Resumption Parameters

  • --resume (default: 0): Flag to resume training from a checkpoint.
  • --resume_epoch (default: 0): Epoch to resume training from.
  • --resume_run_name (default: ''): Name of the run to resume.
  • --resume_wandb_id (default: ''): Weights and Biases ID for resuming.

Model Configuration

  • --img_size (default: 96): Input image size for generating dataset.
  • --rs_img_size (default: 32): Resized image size to be used in training.
  • --num_input_channels (default: 3): Number of input image channels.
  • --max_seq_len (default: 20): Maximum trial length.
  • --task_embedding (default: Learned): Task embedding type.
  • --task_embedding_given (default: All_TS): Task embedding type.
  • --use_cnn (default: 1): Flag to use CNN encoder.
  • --mem_architecture (default: GRU): Memory architecture.
  • --mem_input_size (default: 512): Memory input size.
  • --mem_hidden_size (default: 96): Memory hidden size.
  • --mem_num_layers (default: 1): Number of memory layers.
  • --trf_dim_ff (default: 2048): Transformer feed-forward dimension.
  • --projection (default: linear): Projection layer type.
  • --classifier (default: linear): Classifier layer type.

Training Parameters

  • --lr (default: 0.0001): Learning rate for training.
  • --batch_size (default: 10): Batch size for training (Number of trials sampled from each task in one batch).
  • --num_epochs (default: 200): Number of training epochs.
  • --samples_per_task (default: 96000): Samples per task.

Hardware and Optimization

  • --gpu (default: 0): GPU index to use (if available).
  • --seed (default: 86): Random seed for reproducibility.
  • --num_workers (default: 4): Number of data loading workers.
  • --use_extracted_feats (default: 0): Flag to use extracted features.
  • --test_interval (default: 5): Interval between testing stages.

Custom Data Generation

To generate your own version of data for a specific task with different conditions, navigate to WorM/ and use the Dataset class for the specific task. The dataset class for each task contains a docstring for a detailed explanation of the arguments.

Following shows a docstring example for Spatial Memory Updating (SMU) task:

class Spatial_Memory_Updating_Dataset(Dataset):

    """Dataset for the Spatial Memory Updating task.

    Args:
        data_path (str): Path to the data folder.
        max_seq_len (int, optional): Maximum trial length.
        grid_size (int, optional): Size of the grid within the green square. 
        set_size_options (list, optional): Set sizes (Number of green squares).
        presentation_time_options (list, optional): Number of presentation time steps.
        num_updates_options (list, optional): Number of memory updates in each trial.
        held_out_set_sizes (list, optional): Held-out set sizes.
        held_out_num_updates (list, optional): Held-out number of memory updates.
        gen_random_trials (bool, optional): Generate random trials.
        num_samples (int, optional): Total samples to generate (includes all splits).
        img_size (int, optional): Input image size (for generation).
        rs_img_size (int, optional): Resized image size (for training).
        write (bool, optional): Write data to disk.
        split (str, optional): Split type ('train', 'test', 'gen_test').

    """

For example, in WorM/ directory, one can use a few python lines to generate and load your own dataset for any task. The below line of code shows an example of generating and loading dataset for the Visual Item Recognition (VIR) task.
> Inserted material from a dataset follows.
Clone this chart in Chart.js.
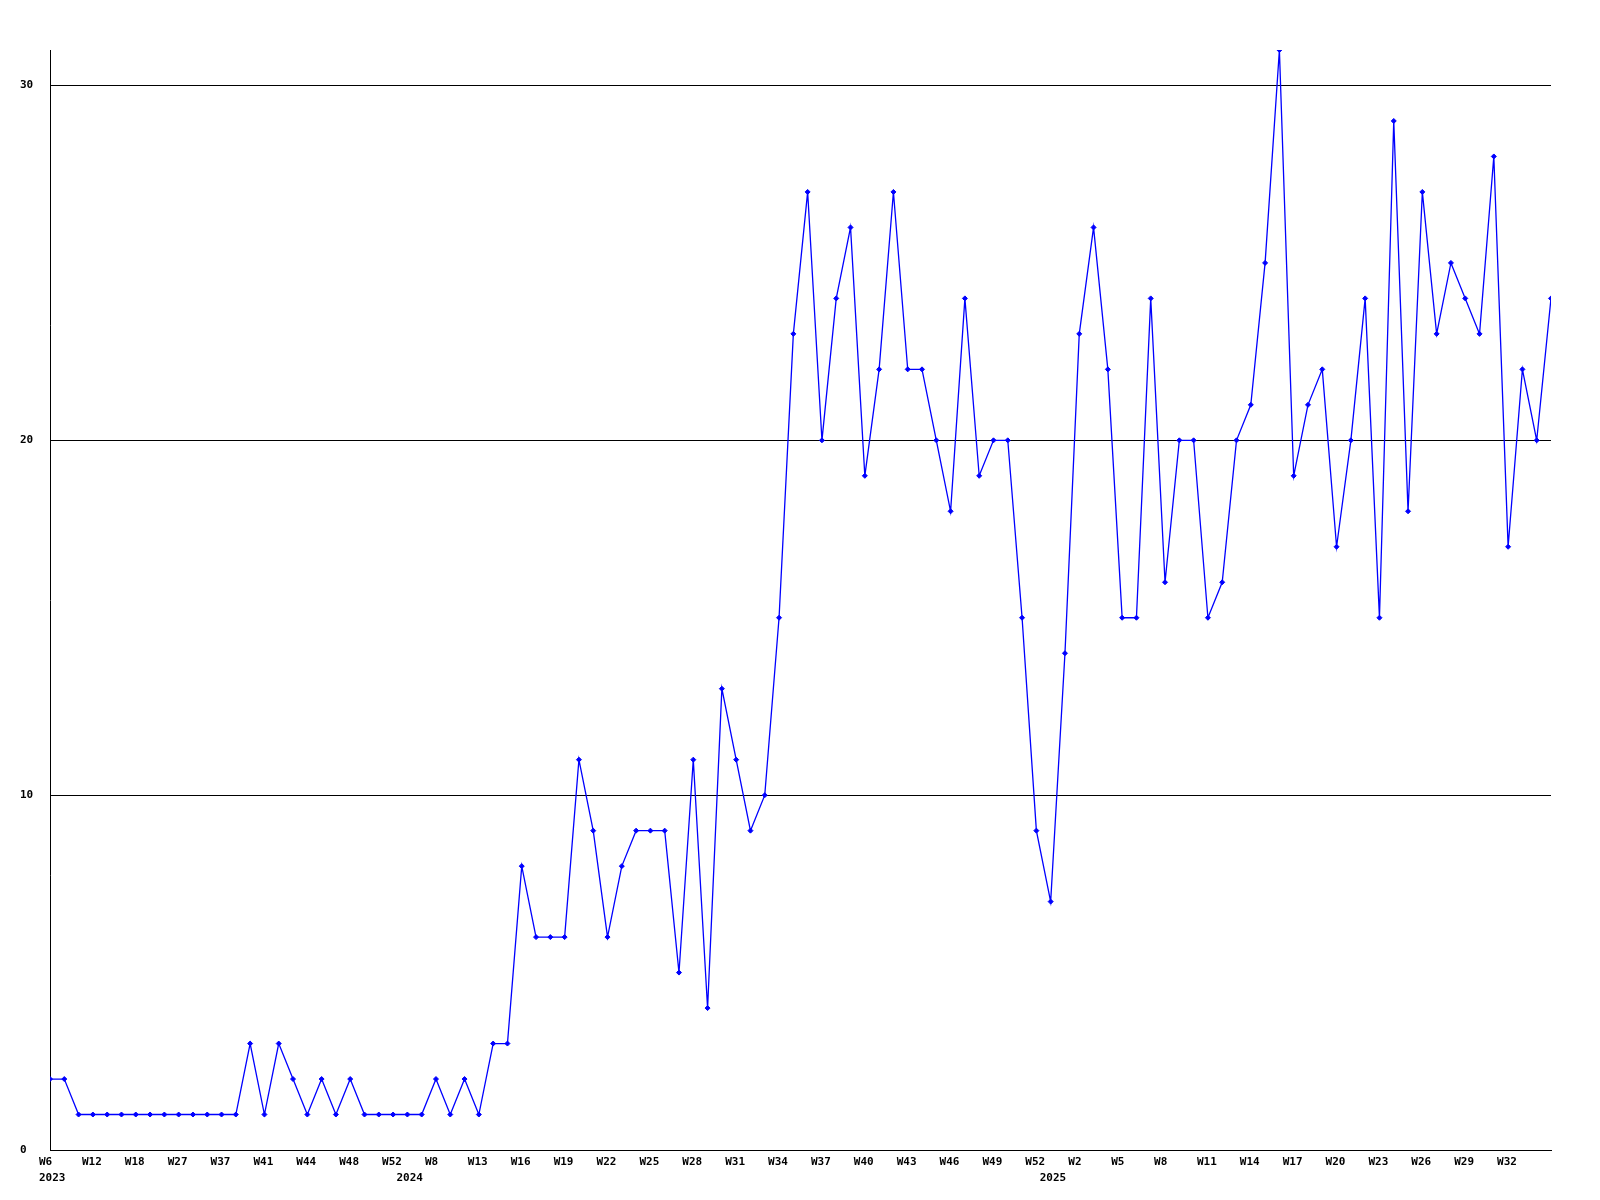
<!DOCTYPE html>
<html>
<head>
<meta charset="utf-8">
<script src="https://cdn.jsdelivr.net/npm/chart.js@4/dist/chart.umd.min.js"></script>
<style>
  html, body { margin: 0; padding: 0; background: #ffffff; }
  #wrap { width: 1600px; height: 1200px; }
</style>
</head>
<body>
<div id="wrap"><canvas id="c" width="1600" height="1200"></canvas></div>
<script>
// ---- data ----
const weeks = [
  'W6','W8','W10','W12','W14','W16','W18','W21','W24','W27','W31','W34','W37','W38','W40','W41','W42','W43','W44','W45','W47','W48','W49','W51','W52',
  'W2','W5','W8','W10','W12','W13','W14','W15','W16','W17','W18','W19','W20','W21','W22','W23','W24','W25','W26','W27','W28','W29','W30','W31','W32','W33','W34','W35','W36','W37','W38','W39','W40','W41','W42','W43','W44','W45','W46','W47','W48','W49','W50','W51','W52',
  'W53','W1','W2','W3','W4','W5','W6','W7','W8','W9','W10','W11','W12','W13','W14','W15','W16','W17','W18','W19','W20','W21','W22','W23','W24','W25','W26','W27','W28','W29','W30','W31','W32','W33','W34','W35'
];
const values = [
  2,2,1,1,1,1,1,1,1,1,1,1,1,1,3,1,3,2,1,2,1,2,1,1,1,
  1,1,2,1,2,1,3,3,8,6,6,6,11,9,6,8,9,9,9,5,11,4,13,11,9,10,15,23,27,20,24,26,19,22,27,22,22,20,18,24,19,20,20,15,9,
  7,14,23,26,22,15,15,24,16,20,20,15,16,20,21,25,31,19,21,22,17,20,24,15,29,18,27,23,25,24,23,28,17,22,20,24
];
const yearIndex = [0, 25, 70];
const yearText  = ['2023', '2024', '2025'];
const weekLabelEvery = 3;
const yTicks = [0, 10, 20, 30];

const FONT = { family: '"DejaVu Sans Mono", "Liberation Mono", monospace', size: 11, weight: 'bold', lineHeight: 1.38 };

const points = values.map((v, i) => ({ x: i, y: v }));

function hasWeekLabel(i) {
  return i % weekLabelEvery === 0 && i + weekLabelEvery <= values.length;
}

new Chart(document.getElementById('c'), {
  type: 'line',
  data: {
    datasets: [{
      data: points,
      borderColor: '#0000ff',
      backgroundColor: '#0000ff',
      borderWidth: 1.3,
      tension: 0,
      pointStyle: 'rectRot',
      pointRadius: 2.5,
      pointBorderWidth: 1,
      pointBorderColor: '#0000ff',
      pointBackgroundColor: '#0000ff',
      pointHoverRadius: 2.5
    }]
  },
  options: {
    responsive: false,
    animation: false,
    events: [],
    layout: { padding: { left: 20, right: 49, top: 50, bottom: 0 } },
    plugins: { legend: { display: false }, tooltip: { enabled: false } },
    scales: {
      x: {
        type: 'linear',
        min: 0,
        max: values.length - 1,
        afterBuildTicks: (scale) => {
          const t = [];
          for (let i = 0; i < values.length; i++) {
            if (hasWeekLabel(i) || yearIndex.includes(i)) t.push({ value: i });
          }
          scale.ticks = t;
        },
        afterFit: (scale) => { scale.height = 50; },
        ticks: {
          autoSkip: false,
          maxRotation: 0,
          minRotation: 0,
          align: 'start',
          labelOffset: -11,
          padding: 5,
          color: '#000000',
          font: FONT,
          callback: (v) => {
            const i = Math.round(v);
            const wk = hasWeekLabel(i) ? weeks[i] : '';
            const yi = yearIndex.indexOf(i);
            return yi >= 0 ? [wk, yearText[yi]] : wk;
          }
        },
        grid: { drawOnChartArea: false, drawTicks: false },
        border: { display: true, color: '#000000', width: 1 }
      },
      y: {
        type: 'linear',
        min: 0,
        max: 31,
        afterBuildTicks: (scale) => { scale.ticks = yTicks.map(v => ({ value: v })); },
        afterFit: (scale) => { scale.width = 30; },
        ticks: {
          crossAlign: 'far',
          color: '#000000',
          font: FONT,
          padding: 0
        },
        grid: { color: '#000000', lineWidth: 1, drawTicks: false },
        border: { display: true, color: '#000000', width: 1 }
      }
    }
  }
});
</script>
</body>
</html>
from src.data.dataset import Visual_Item_Recognition_Dataset

# Generates the dataset for the VIR task with given parameters and loads the training split
VIR_Task_TrainVal_Dataset = Visual_Item_Recognition_Dataset(data_path='./your-folder-choice', 
                                                            max_seq_len=20,
                                                            grid_size=6,
                                                            list_length_options=[4, 6, 8, 10],
                                                            distractor_difference_options=[4],
                                                            ri_options=[0, 2, 4, 5, 6],
                                                            gen_random_trials=True,
                                                            num_samples=96000,
                                                            img_size=96,
                                                            rs_img_size=32,
                                                            write=True,
                                                            split='train')

# Loads the testing split of the generated dataset
VIR_Task_Test_Dataset = Visual_Item_Recognition_Dataset(data_path='./your-folder-choice',
                                                        max_seq_len=20,
                                                        rs_img_size=32,
                                                        split='test')

Other files

In this repo, we also provide multiple notebooks for data visualization, evaluation, and neural analysis. Here is a non-comprehensive list of them, with their purposes,

  • viz_data.ipynb: visualize trials of different WM tasks.
  • bench_cd_task.ipynb: evaluation and analysis of CD task.
  • bench_cs_task.ipynb: evaluation and analysis of CS task.
  • bench_smu_task.ipynb: evaluation and analysis of SMU task.
  • bench_vir_task.ipynb: evaluation and analysis of VIR task.
  • bench_vsr_task.ipynb: evaluation and analysis of VSR task.
  • bench_vsrec_task.ipynb: evaluation and analysis of VSRec task.
  • bench_sts_task.ipynb: evaluation and neural analysis on STS task.
  • bench_neural_analysis.ipynb: neural analysis of computational models.